Re: CSV_XS ERROR: 2027 - EIQ - Quoted field not terminated @ pos 408
by Tux (Canon) on May 22, 2010 at 12:16 UTC

    None of you is showing how the new () is called (except graff, who passes no arguments).

    The OP explicitely said that it had a lot of non-ASCII characters in the data. If - and only if - that data is valid UTF-8, Text::CSV_XS converts the fields to UTF-8, and accepts it as if binary => 1 was passed to the constructor.

        my $csv = Text::CSV_XS->new ({ binary => 1, auto_diag => 1 });

    is with recent versions by far the safest way to instantiate $csv.

    Another problem might be line endings.
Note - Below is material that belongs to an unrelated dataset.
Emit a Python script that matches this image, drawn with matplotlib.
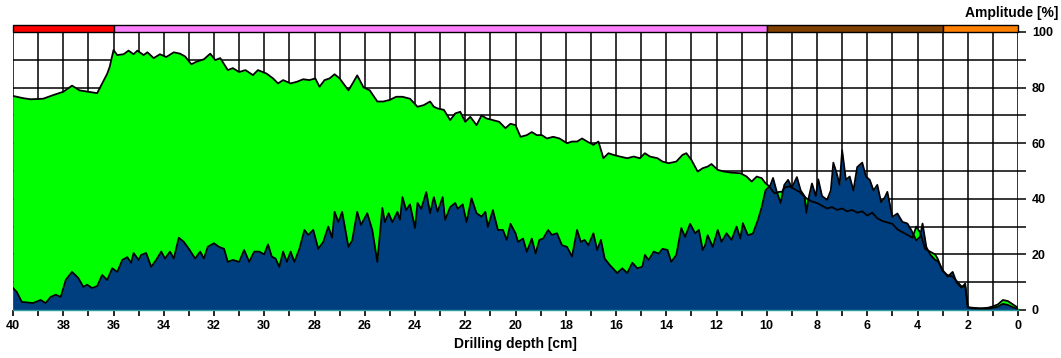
import matplotlib
matplotlib.use("Agg")
import matplotlib.pyplot as plt
from matplotlib.patches import Rectangle
from matplotlib.ticker import MultipleLocator

plt.rcParams['font.family'] = ['Liberation Sans', 'DejaVu Sans']

# Upper amplitude curve (green)
green_depth = [40.0, 39.6, 39.3, 38.8, 38.4, 38.0, 37.65, 37.35, 37.0, 36.65, 36.45, 36.25, 36.15,
               36.0, 35.85, 35.6, 35.4, 35.2, 35.05, 34.8, 34.65, 34.4, 34.15, 33.9, 33.6, 33.35,
               33.15, 32.9, 32.7, 32.4, 32.15, 31.95, 31.75, 31.45, 31.25, 31.0, 30.75, 30.45,
               30.25, 29.9, 29.65, 29.45, 29.25, 28.95, 28.7, 28.45, 28.2, 27.97, 27.8, 27.6, 27.4,
               27.2, 27.0, 26.65, 26.45, 26.3, 26.05, 25.8, 25.5, 25.25, 25.0, 24.75, 24.5, 24.2,
               23.9, 23.65, 23.4, 23.25, 23.1, 22.85, 22.6, 22.4, 22.2, 22.0, 21.8, 21.55, 21.35,
               21.15, 20.9, 20.65, 20.4, 20.2, 20.0, 19.8, 19.55, 19.35, 19.15, 18.95, 18.75, 18.5,
               18.25, 17.95, 17.75, 17.55, 17.35, 17.15, 16.9, 16.7, 16.5, 16.3, 16.1, 15.85, 15.55,
               15.3, 15.05, 14.85, 14.65, 14.35, 14.15, 13.9, 13.6, 13.35, 13.2, 13.0, 12.75, 12.55,
               12.35, 12.2, 11.95, 11.7, 11.4, 11.05, 10.8, 10.6, 10.4, 10.2, 10.05, 9.9, 9.7, 9.5,
               9.4, 9.3, 9.1, 8.9, 8.7, 8.4, 8.2, 8.0, 7.8, 7.6, 7.4, 7.2, 7.0, 6.8, 6.6, 6.4, 6.2,
               6.0, 5.8, 5.6, 5.4, 5.2, 5.0, 4.8, 4.6, 4.4, 4.2, 4.05, 3.9, 3.7, 3.5, 3.3, 3.2, 3.0,
               2.8, 2.6, 2.45, 2.25, 2.1, 2.0, 1.8, 1.5, 1.2, 1.0, 0.8, 0.6, 0.4, 0.2, 0.0]
green_amp = [77.0, 76.2, 75.8, 76.0, 77.3, 78.5, 80.7, 79.0, 78.5, 78.0, 81.5, 85.0, 87.5,
             93.5, 91.7, 92.0, 93.3, 92.0, 93.3, 91.7, 92.7, 90.6, 92.0, 91.0, 92.7, 92.2,
             91.2, 88.4, 89.3, 90.2, 92.2, 89.9, 90.6, 86.3, 87.0, 85.6, 86.3, 84.5,
             86.3, 85.0, 83.3, 81.5, 82.7, 81.5, 82.1, 83.0, 82.7, 83.3, 80.3, 82.7, 83.3,
             84.8, 83.3, 79.0, 82.0, 84.4, 80.1, 79.0, 75.0, 75.0, 75.6, 76.7, 76.7, 76.0,
             73.1, 73.7, 75.0, 73.1, 72.5, 72.0, 68.3, 70.7, 71.3, 67.7, 69.5, 66.5, 70.0,
             68.9, 68.3, 67.7, 65.4, 67.0, 66.5, 62.3, 62.9, 64.0, 62.9, 62.9, 61.7, 62.3,
             61.7, 60.0, 60.6, 60.6, 61.7, 60.6, 59.4, 60.6, 54.6, 56.4, 55.8, 55.2, 54.6,
             55.2, 54.6, 56.4, 55.2, 54.6, 53.4, 52.8, 53.4, 55.8, 56.4, 54.0, 49.8, 51.0,
             51.6, 52.5, 50.4, 49.8, 49.4, 49.2, 48.0, 46.2, 48.0, 47.4, 45.6, 44.5, 42.0, 42.5,
             42.5, 44.0, 44.5, 43.5, 42.5, 40.0, 39.0, 38.5, 37.5, 36.5, 37.0, 36.0, 36.5, 35.5, 36.0, 35.0, 35.5,
             34.0, 35.0, 33.0, 32.0, 31.5, 31.0, 29.0, 28.0, 27.0, 26.0, 30.0, 28.0, 22.0, 21.0, 20.0, 18.5, 14.0,
             12.5, 12.0, 10.5, 8.5, 8.5, 1.0, 0.8, 0.6, 0.8, 1.3, 2.0, 3.6, 3.2, 2.0, 0.8]

# Lower amplitude curve (navy)
navy_depth = [40.0, 39.85, 39.65, 39.2, 38.9, 38.7, 38.5, 38.3, 38.1, 37.9, 37.65, 37.4, 37.2,
              37.05, 36.85, 36.65, 36.45, 36.25, 36.05, 35.85, 35.65, 35.45, 35.3, 35.2, 35.0,
              34.9, 34.7, 34.5, 34.3, 34.1, 33.95, 33.75, 33.6, 33.4, 33.2, 33.0, 32.75, 32.55,
              32.4, 32.25, 32.0, 31.8, 31.6, 31.45, 31.25, 31.0, 30.8, 30.6, 30.4, 30.2, 30.0,
              29.85, 29.7, 29.55, 29.4, 29.25, 29.1, 28.95, 28.8, 28.6, 28.4, 28.25, 28.05, 27.85,
              27.65, 27.45, 27.3, 27.2, 27.05, 26.9, 26.65, 26.5, 26.3, 26.15, 25.9, 25.7, 25.5,
              25.3, 25.2, 25.05, 24.9, 24.7, 24.6, 24.5, 24.35, 24.2, 24.0, 23.9, 23.75, 23.55,
              23.4, 23.25, 23.1, 22.9, 22.8, 22.6, 22.4, 22.3, 22.1, 21.95, 21.75, 21.55, 21.35,
              21.2, 21.1, 20.9, 20.7, 20.5, 20.35, 20.2, 20.0, 19.9, 19.7, 19.55, 19.35, 19.2,
              19.05, 18.9, 18.7, 18.55, 18.35, 18.15, 17.95, 17.75, 17.55, 17.4, 17.25, 17.1,
              16.9, 16.75, 16.6, 16.45, 16.25, 15.95, 15.75, 15.55, 15.35, 15.15, 14.95, 14.85,
              14.7, 14.5, 14.3, 14.15, 13.95, 13.8, 13.6, 13.4, 13.25, 13.05, 12.85, 12.7, 12.55,
              12.45, 12.35, 12.15, 11.95, 11.8, 11.6, 11.4, 11.2, 11.05, 10.95, 10.75, 10.55,
              10.35, 10.2, 10.05, 9.95, 9.85, 9.75, 9.6, 9.45, 9.3, 9.15, 9.0, 8.8, 8.65, 8.5,
              8.42, 8.35, 8.2, 8.05, 7.95, 7.8, 7.6, 7.45, 7.35, 7.2, 7.1, 7.0, 6.85, 6.7, 6.55,
              6.4, 6.2, 6.05, 5.9, 5.75, 5.6, 5.45, 5.3, 5.2, 5.0, 4.8, 4.6, 4.4, 4.25, 4.05,
              3.9, 3.8, 3.65, 3.5, 3.3, 3.2, 3.0, 2.8, 2.6, 2.45, 2.25, 2.1, 2.0, 1.8, 1.5, 1.2,
              1.0, 0.8, 0.6, 0.4, 0.2, 0.0]
navy_amp = [7.9, 6.5, 2.9, 2.5, 3.6, 2.5, 4.7, 5.5, 4.7, 10.8, 13.7, 11.5, 8.3,
            9.1, 7.9, 8.6, 12.6, 10.8, 15.0, 13.7, 18.0, 19.0, 17.0, 20.5, 18.0,
            19.8, 20.5, 15.5, 18.0, 21.0, 18.5, 21.0, 18.5, 26.0, 24.5, 22.0, 18.5, 21.0,
            18.5, 22.7, 24.0, 22.7, 22.0, 17.3, 18.0, 17.3, 21.6, 17.3, 21.0, 21.0, 20.0,
            23.6, 19.2, 18.5, 15.5, 21.0, 17.3, 21.0, 17.3, 22.0, 28.8, 27.0, 28.8, 22.0,
            24.5, 30.0, 26.0, 35.3, 31.6, 35.3, 22.7, 25.0, 35.3, 30.6, 34.8, 28.8, 17.3,
            36.7, 31.6, 34.8, 31.6, 35.3, 32.4, 40.6, 35.9, 38.0, 29.5, 38.5, 36.4, 42.4,
            34.8, 40.6, 35.3, 40.6, 32.4, 37.0, 38.5, 36.4, 38.0, 31.6, 40.2, 34.8, 33.6,
            35.3, 29.9, 35.9, 28.8, 28.8, 25.2, 31.0, 27.6, 24.5, 25.7, 20.9, 25.7, 20.3,
            25.2, 25.7, 28.8, 27.0, 27.6, 23.3, 22.7, 19.2, 28.8, 24.5, 25.2, 23.3,
            27.6, 21.6, 25.2, 18.5, 16.2, 13.3, 15.0, 13.3, 17.0, 15.0, 15.6, 19.8,
            18.0, 21.0, 20.3, 22.0, 21.6, 17.3, 19.8, 29.5, 26.3, 31.0, 27.6, 28.8, 21.6,
            23.3, 26.9, 22.7, 28.8, 24.5, 27.6, 25.2, 30.0, 25.7, 31.2, 26.9, 27.5,
            32.4, 37.0, 43.0, 44.0, 45.0, 47.5, 42.5, 38.5, 45.0, 46.8, 44.0, 47.8, 43.0, 41.0,
            35.0, 39.6, 45.5, 41.0, 47.0, 41.0, 39.6, 43.0, 53.0, 48.7, 45.0, 57.5, 46.8, 48.0, 43.0,
            51.4, 53.0, 48.0, 46.8, 43.0, 45.0, 38.8, 40.5, 42.5, 33.5, 34.7, 31.7, 31.1, 28.8, 25.0,
            26.3, 31.1, 22.7, 20.0, 18.0, 17.7, 14.4, 12.0, 13.7, 10.0, 8.0, 9.5, 1.0, 0.6, 0.5, 0.4,
            0.8, 1.2, 2.2, 1.8, 1.0, 0.3]

# Zone bar along the top edge: (start depth, end depth, colour)
zone_start = [40.0, 36.0, 10.0, 3.0]
zone_end = [36.0, 10.0, 3.0, 0.0]
zone_color = ['#FF0000', '#FF80FF', '#804000', '#FF8000']

fig = plt.figure(figsize=(10.61, 3.58), dpi=100)
ax = fig.add_axes([13 / 1061, 48 / 358, 1005 / 1061, 278 / 358])

ax.fill_between(green_depth, 0, green_amp, color='#00FF00', lw=0, zorder=2)
ax.fill_between(navy_depth, 0, navy_amp, color='#003F7F', lw=0, zorder=3)
ax.plot(green_depth, green_amp, color='black', lw=1.3, zorder=4)
ax.plot(navy_depth, navy_amp, color='black', lw=1.3, zorder=4)

ax.set_xlim(40, 0)
ax.set_ylim(0, 100)

# grid
for d in range(0, 41):
    ax.axvline(d, color='black', lw=1.1, zorder=1)
for v in range(10, 101, 10):
    ax.axhline(v, color='black', lw=1.1, zorder=1)

for s0, s1, c in zip(zone_start, zone_end, zone_color):
    ax.add_patch(Rectangle((s0, 100), s1 - s0, 2.6, facecolor=c, edgecolor='black',
                           lw=1.0, clip_on=False, zorder=5))

for side in ['top', 'left', 'right']:
    ax.spines[side].set_visible(False)
ax.spines['bottom'].set_color('#2E9C9C')
ax.spines['bottom'].set_linewidth(1.0)
ax.spines['bottom'].set_zorder(6)

ax.xaxis.set_major_locator(MultipleLocator(2))
ax.xaxis.set_minor_locator(MultipleLocator(1))
ax.tick_params(axis='x', which='major', direction='out', length=4, width=1.2,
               labelsize=9, pad=3, colors='black')
ax.tick_params(axis='x', which='minor', direction='out', length=4, width=1.2)

ax.yaxis.tick_right()
ax.yaxis.set_major_locator(MultipleLocator(20))
ax.yaxis.set_minor_locator(MultipleLocator(10))
ax.tick_params(axis='y', which='major', direction='out', length=6, width=1.1,
               labelsize=9, pad=4)
ax.tick_params(axis='y', which='minor', direction='out', length=6, width=1.1)

for lbl in ax.get_xticklabels() + ax.get_yticklabels():
    lbl.set_fontweight('bold')

ax.set_xlabel('Drilling depth [cm]', fontsize=10, fontweight='bold', labelpad=4)
fig.text(1058 / 1061, 1 - 13 / 358, 'Amplitude [%]', ha='right', va='center',
         fontsize=10, fontweight='bold')

fig.savefig('out.png', dpi=100)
Unless you specify exactly what you have, recent versions allow all of \n, \r, and \r\n fully automatic. If you however pass something else, and the line ending do not match, you're likely to end up with very long lines.
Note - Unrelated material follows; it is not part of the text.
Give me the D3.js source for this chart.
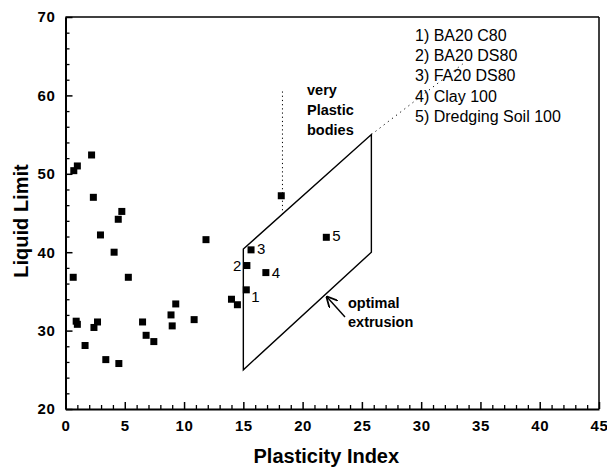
<!DOCTYPE html>
<html><head><meta charset="utf-8">
<script src="https://cdn.jsdelivr.net/npm/d3@7"></script>
<style>body{margin:0;background:#fff}svg{display:block}text{font-family:Arial,"Liberation Sans",sans-serif}</style>
</head><body><div id="c"></div>
<script>
// ---- data ----
const xTicks = [0,5,10,15,20,25,30,35,40,45];
const yTicks = [20,30,40,50,60,70];
const plasticity = [2.2,0.7,1.0,2.35,4.75,4.45,2.95,4.1,0.65,5.3,0.9,1.0,1.65,2.4,2.7,3.4,4.5,6.5,6.8,7.45,8.9,9.0,9.3,10.85,11.85,14.0,14.5,18.2];
const liquid     = [52.4,50.4,51.0,47.0,45.2,44.2,42.2,40.0,36.8,36.8,31.2,30.8,28.1,30.4,31.1,26.3,25.8,31.1,29.4,28.6,32.0,30.6,33.4,31.4,41.6,34.0,33.3,47.2];
const labelNames = ["1","2","3","4","5"];
const labelX = [15.25,15.3,15.65,16.9,22.0];
const labelY = [35.2,38.3,40.3,37.4,41.9];
const legendItems = ["1) BA20 C80","2) BA20 DS80","3) FA20 DS80","4) Clay 100","5) Dredging Soil 100"];
const regionX = [15,15,25.8,25.8];
const regionY = [25,40.4,55,40];

const W=607,H=471;
const m={l:65.5,r:8,t:17,b:62};
const svg=d3.select("#c").append("svg").attr("width",W).attr("height",H);
const x=d3.scaleLinear().domain([0,45]).range([m.l,W-m.r]);
const y=d3.scaleLinear().domain([20,70]).range([H-m.b,m.t]);

// frame top/right
svg.append("line").attr("x1",x(0)).attr("x2",x(45)).attr("y1",y(70)).attr("y2",y(70)).attr("stroke","#000").attr("stroke-width",1.5);
svg.append("line").attr("x1",x(45)).attr("x2",x(45)).attr("y1",y(70)).attr("y2",y(20)).attr("stroke","#000").attr("stroke-width",1.5);

// axes
const minorX=d3.range(0,46,1).filter(v=>v%5!==0);
const minorY=d3.range(20,71,2).filter(v=>v%10!==0);
function styleAxis(g){g.select(".domain").attr("stroke-width",2);g.selectAll(".tick line").attr("stroke-width",1.5);
 g.selectAll("text").attr("font-size",15).attr("font-weight","bold").attr("fill","#000").attr("letter-spacing","0.6px").style("font-family","Arial, 'Liberation Sans', sans-serif");}
svg.append("g").attr("transform",`translate(0,${y(20)})`).call(d3.axisBottom(x).tickValues(minorX).tickSize(-4).tickFormat("")).call(g=>{g.select(".domain").remove();g.selectAll(".tick line").attr("stroke-width",1.3);});
svg.append("g").attr("transform",`translate(${x(0)},0)`).call(d3.axisLeft(y).tickValues(minorY).tickSize(-4).tickFormat("")).call(g=>{g.select(".domain").remove();g.selectAll(".tick line").attr("stroke-width",1.3);});
svg.append("g").attr("transform",`translate(0,${y(20)})`).call(d3.axisBottom(x).tickValues(xTicks).tickSize(-7).tickSizeOuter(0).tickPadding(8)).call(styleAxis)
  .call(g=>g.selectAll("text").attr("dy","0.95em"));
svg.append("g").attr("transform",`translate(${x(0)},0)`).call(d3.axisLeft(y).tickValues(yTicks).tickSize(-7).tickSizeOuter(0).tickPadding(10)).call(styleAxis);

// axis titles
svg.append("text").attr("x",x(22)).attr("y",463).attr("text-anchor","middle").attr("font-size",20).attr("font-weight","bold").text("Plasticity Index");
svg.append("text").attr("transform",`translate(28,${(y(20)+y(70))/2+8}) rotate(-90)`).attr("text-anchor","middle").attr("font-size",20).attr("font-weight","bold").text("Liquid Limit");

// optimal extrusion region
const line=d3.line().x((d,i)=>x(regionX[i])).y((d,i)=>y(regionY[i]));
svg.append("path").attr("d",line(regionX)+"Z").attr("fill","none").attr("stroke","#000").attr("stroke-width",1.4);

// dotted guides
svg.append("line").attr("x1",x(18.3)).attr("x2",x(18.3)).attr("y1",y(60.5)).attr("y2",y(44.9)).attr("stroke","#000").attr("stroke-width",1).attr("stroke-dasharray","1.2,3");
svg.append("line").attr("x1",x(25.8)).attr("x2",x(33.5)).attr("y1",y(55)).attr("y2",y(64)).attr("stroke","#000").attr("stroke-width",1).attr("stroke-dasharray","1.2,4");

// points
const s=7;
svg.append("g").selectAll("rect").data(plasticity).join("rect")
 .attr("x",(d)=>x(d)-s/2).attr("y",(d,i)=>y(liquid[i])-s/2).attr("width",s).attr("height",s).attr("fill","#000");
svg.append("g").selectAll("rect").data(labelX).join("rect")
 .attr("x",(d)=>x(d)-s/2).attr("y",(d,i)=>y(labelY[i])-s/2).attr("width",s).attr("height",s).attr("fill","#000");

// point labels
const lblOff=[[5,12],[-14,5],[6,4],[6,5],[6,4]];
svg.append("g").selectAll("text").data(labelNames).join("text")
 .attr("x",(d,i)=>x(labelX[i])+lblOff[i][0]).attr("y",(d,i)=>y(labelY[i])+lblOff[i][1])
 .attr("font-size",15).text(d=>d);

// annotations
const vp=svg.append("text").attr("font-size",14.5).attr("font-weight","bold");
["very","Plastic","bodies"].forEach((t,i)=>vp.append("tspan").attr("x",307).attr("y",95+i*20).text(t));
const oe=svg.append("text").attr("font-size",14.5).attr("font-weight","bold");
["optimal","extrusion"].forEach((t,i)=>oe.append("tspan").attr("x",348).attr("y",308+i*19).text(t));
svg.append("defs").append("marker").attr("id","ah").attr("viewBox","0 0 10 10").attr("refX",9).attr("refY",5)
 .attr("markerWidth",8).attr("markerHeight",8).attr("orient","auto").append("path").attr("d","M0,0 L10,5 L0,10").attr("fill","none").attr("stroke","#000").attr("stroke-width",1.6);
svg.append("line").attr("x1",345).attr("y1",317).attr("x2",327).attr("y2",297).attr("stroke","#000").attr("stroke-width",1.4).attr("marker-end","url(#ah)");

// legend
svg.append("g").selectAll("text").data(legendItems).join("text")
 .attr("x",415).attr("y",(d,i)=>41+i*20.2).attr("font-size",16).text(d=>d);
</script></body></html>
    What csv2xls.pl are you talking about? Text::CSV_XS comes with csv2xls in it's examples/ folder. Note that my version does not have a .pl extension.


    Enjoy, Have FUN! H.Merijn
      I downloaded your csv2xls and changed the last line of my snippet to
      `perl.exe ./csv2xls -u csv_out.csv`;
      Same error:
      There are 741 rows # CSV_XS ERROR: 2027 - EIQ - Quoted field not terminated @ pos 408 2027EIQ - Quoted field not terminated408 at ./csv2xls line 132, <> lin +e 1.
      Note that, with the said offending line in, the csv_out gets cut down to about 1/10 the size.
      Thanks for your efforts, by the way. This has been dogging me for days.
        I had also changed to
        my $csv = Text::CSV_XS->new ({ binary => 1, auto_diag => 1 }) or die "Cannot use CSV: ".Text::CSV->error_diag ();
        Thanks
Re: CSV_XS ERROR: 2027 - EIQ - Quoted field not terminated @ pos 408
by wsppan (Acolyte) on May 21, 2010 at 21:25 UTC
    Shouldn't that be: $row->[4] =~ m/Hardware/ or next;
      It is, but since the OP didn't use <code> tags, it was interpreted as a node reference.
Re: CSV_XS ERROR: 2027 - EIQ - Quoted field not terminated @ pos 408
by ww (Archbishop) on May 22, 2010 at 00:28 UTC
    Code tags in the future please, Anonymonk (OP): without them, your square brackets become a shortcut <a href="...">...</a>.

    For more information on the html variant used for markup here, see Markup in the Monastery ... and the very prominent notes on how to format a node beneath the text entry box in which you create a node.

    ...and yes, wsppan, re your observation about $row->[4] =~ m/Hardware/ or next;: that's how it should be... and would have been had Anonymonk read about how to post a node and heeded the instructions.